# 多維波數位濾波網路上的 IBM Cell 寬頻引擎之性能分析

### 曾建勳

崑山科技大學資訊工程系助理教授

#### 摘要

作為物理系统數值積分的替代方法,MDWDF 網路的技術逐漸變為非常重要,這是 由於它的優秀特質例如大型平行性和本身俱有的高精確度。在這份論文裡,我們針對 一個在流體力學上非常重要的三維度已線性化數位濾波模型之偏微分方程式淺水波系 統,來研究其達到充分並行運算後的加速效率。在 MDWDF 網路模型之充分平行運算 過程中,我們使用連鎖管道技術來執行索尼(SONY) Play station 3 之 IBM Cell 寬頻引擎 (Cell/BE),並藉此提升它的運作性能。這 IBM Cell/BE 包含 1 個俱有高效率的數據處理 之能量處理器元素(PPE)來提供優化的系统作用和 8 個協同作用處理器元素(SPEs),這 些元件非常適合 MDWDF 網路模型結構之時間的疊代運算,亦即要求至多 1 個主要處 理器和 7 個獨立運作的加工處理器。根據計算效能的實驗性結果顯示,俱有 8 個處理 器(1PPE+7SPEs)的並行化模型,其性能表現超越非平行化模組(即僅使用 PPE 的模型) 有 4 倍運作速度。

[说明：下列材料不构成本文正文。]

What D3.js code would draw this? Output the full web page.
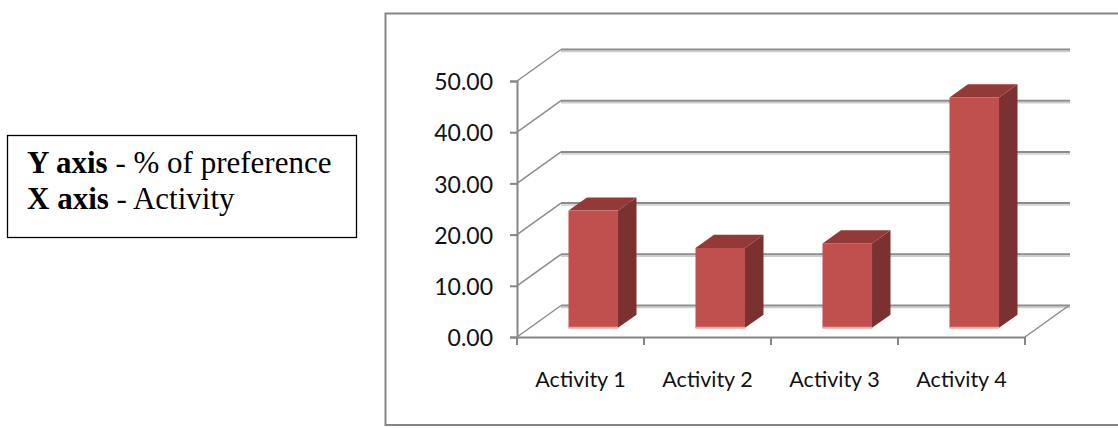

關鍵詞:MDWDF、物理系统、淺水波系統、偏微分方程式、充分並行運算、IBM Cell/BE



# Performance Analysis of Multidimensional Wave Digital Filtering Network on IBM Cell Broadband Engine

## Chien Hsun Tseng

Department of Information Engineering, Kun Shan University of Technology, Taiwan

#### Abstract

As an alternative approach for the numerical integration of physical systems, the MDWDF technique has become of importance due to its attractive features such as massive parallelism and high accuracy inherent in nature. In this report, speed-up efficiencies in terms of achieving full parallel computing is studied for a MDWDF network of the linearized shallow water (LSWE) system important in fluid dynamics. The full parallel process in the MDWDF network is carried out based on the chained MD retiming technique, a class of software pipelining, and being implemented on a Sony PS3 exploiting the parallelism in the IBM Cell Broadband Engine (Cell/BE) to improve performance. The IBM Cell/BE containing 1 power processor element (PPE) to provide system functions and 8 synergistic processor elements (SPEs) optimized for efficient data processing perfectly fits the architecture of the retimed MDWDF model, which requires at most 1 main processor and 7 routine processors running independently. Experimental results in terms of the computational efficiency have shown that the parallelized model with 8 processors (1PPE+7SPEs) outperforms the non-parallel model only with the PPE by 4x performance advantage.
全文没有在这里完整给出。